Find out about my favorite 5 most beautiful tarot cards decks
The exquisite Tarocchino Lombardo was engraved around 1835 by the Milanese artist Carlo Dellarocca.
Curiously, the artist’s name can be seen under the shield of the King of Wands.
The deck was first published by Gumppenberg in Milan and reprinted by Bordoni in 1889.
The imagery in the cards is fresh, original and often differs from previous tarot decks.
At the moment is out of print but you can get it here free!
The Sola-Busca tarot is the earliest known tarot deck arrived complete to our days.
It was engraved by an unknown artist in the late 15th century.
In this deck made of 78 card, 22 are trump cards and 56 pip cards.
This is the earliest known tarot deck that shows this classic structure that was later followed by modern occult tarot decks such as the popular Rider-Waite and the beautiful Thoth tarot.
It is almost certain that Pamela Colman Smith, the artist behind the Rider-Waite tarot, had a chance to admire and study photographs of the Sola Busca deck at the British Museum and was greatly influenced by it. In fact, it is easy to notice many similarities to the point that The Three of Swords is almost identical in the two decks.
The Sola Busca tarot is also remarkable because it is the earliest Tarot with named and numbered trump cards and the first that shows lavish illustration in all suit cards.
Many images of the Sola Busca deck are thought to be inspired by the alchemical theories of the Renaissance.
In the Sola-Busca are depicted mythological and historical characters like Bacchus, Nero, Catullus, Nebuchadnezzar.
The deck, purchased by the Italian Ministry of Cultural Heritage and is now shown in Milan at the Brera Museum.
The Sola Busca tarot is out of print but you can print here your own deck.

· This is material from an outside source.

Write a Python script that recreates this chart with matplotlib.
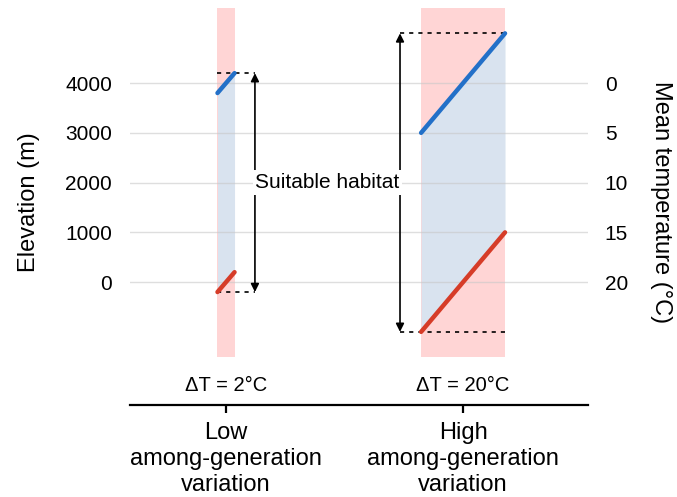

The Visconti Sforza are the oldest known tarot cards and date back to the 15th century, when tarot was still called Trionfi and was used as an educational game in the renaissance courts.
The Visconti Sforza tarot refers collectively to many incomplete sets dispersed in museums and collections all over the world.
Sadly none of the decks has survived complete.
These beautiful tarot cards were originally commissioned to an unknown artist, by Filippo Maria Visconti, Duke of Milan, and by Francesco Sforza, his heir.
The cards are beautifully painted, portraying characters wearing rich clothing of the time and are often illuminated with gold.
The Visconti Sforza deck has been recreated in various modern editions that offer us a chance to enjoy these beautiful, antique cards.
The Minchiate Tarot was created in Florence in the 17th century.
Of these beautiful tarot cards were created only popular playing versions and therefore only few of these perishable cards survived and none of earlier complete decks arrived to us.
The word minchiate comes from a Tuscan dialect word that could be translated as ”trifle”.
The Minchiate deck is different from other tarots, it is composed of 97 cards instead of the standard 78.
The trump cards are almost the double of the other decks, they are marked with roman numbers and include astrological signs, the elements and the virtues.
Also the imagery is different: the House of God of the Marseilles tarot is called here the House of the Devil and represents a woman escaping a burning building.
The High Priestess is missing and replaced by Faith, The Emperor, The Empress and The Hierophant turned into The Grand Duke, The Emperor of The East and The Emperor of The West.
The Minchiate deck is now available as a reproduction of the Florence 18th century version.
This deck is rather modern but there is no doubt that it is the most evocative and magic deck you can get.
The Thoth tarot is set apart by a careful research of the symbols that appear in the imagery of each card.
Every picture entice the reader to a journey through the subconscious.